Although New Jersey voters approved adult-use cannabis via Question 1 in the November 2020 election, they still have no place to legally buy it.
Among the four states that passed adult-use measures in that election, Arizona launched sales on Jan. 22, 2021, Montana launched sales on Jan. 1, 2022, South Dakota had its ballot amendment struck down, and New Jersey has missed multiple deadlines geared toward launching its licensed retail program.
Most recently, the Garden State missed a self-imposed Feb. 22 deadline to open dispensaries. But there was no enforcement mechanism for that date, which was more of a symbolic target to get the ball (and the joints) rolling.
Last month, the executive director of the state’s Cannabis Regulatory Commission (CRC), Jeff Brown, said there were still a lot of moving parts associated with the deadline, adding there was no firm commitment to meet that target.
It wasn’t the first deadline New Jersey missed, symbolic or otherwise. The CRC was scheduled to begin accepting and processing business license applications on Sept. 18, 2021, but had to delay that effort too.
Despite missing this week’s retail launch, Gov.

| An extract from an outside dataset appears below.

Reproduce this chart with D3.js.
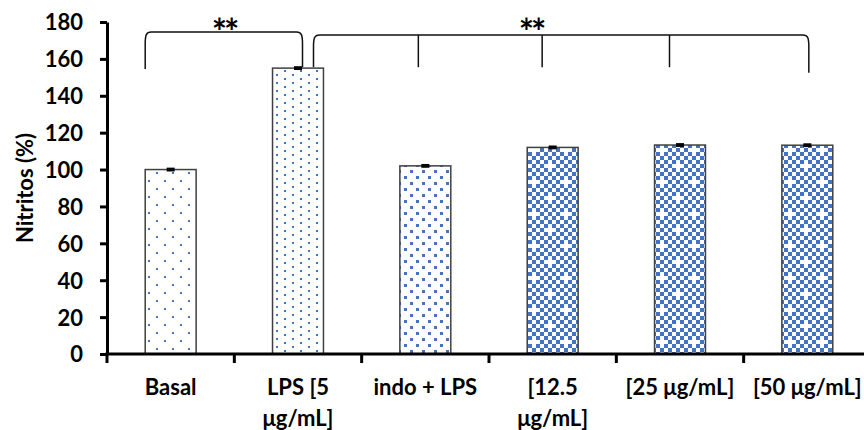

Phil Murphy offered optimism that the forthcoming program is “within weeks” of medical cannabis dispensaries transitioning to offer products to adult-use shoppers.
“If I had to predict, we are within weeks—I would hope in March—you would see implicit movement on the medical dispensaries, some of them being able to sell recreational,” Murphy said during his radio show on WBGO in Newark. “They’ve got to prove they’ve got the supply for their medical customers.”
As the CRC continues to review applications for licenses, Brown said one of the factors holding up the retail launch includes a lack of confirmation from local municipalities, where officials must provide in writing that they support the medical cannabis cultivators and dispensaries in their communities transitioning to the adult-use market, NJ.com reported.
There are 11 companies with 23 retail locations selling cannabis to the state’s 120,000-plus registered patients, according to CRC.
“It’s the priority of the CRC to get recreational sales started as soon as we can, but we have to do it in a way that’s compliant with the law,” Brown said during a meeting last month. “We need the industry to get there.”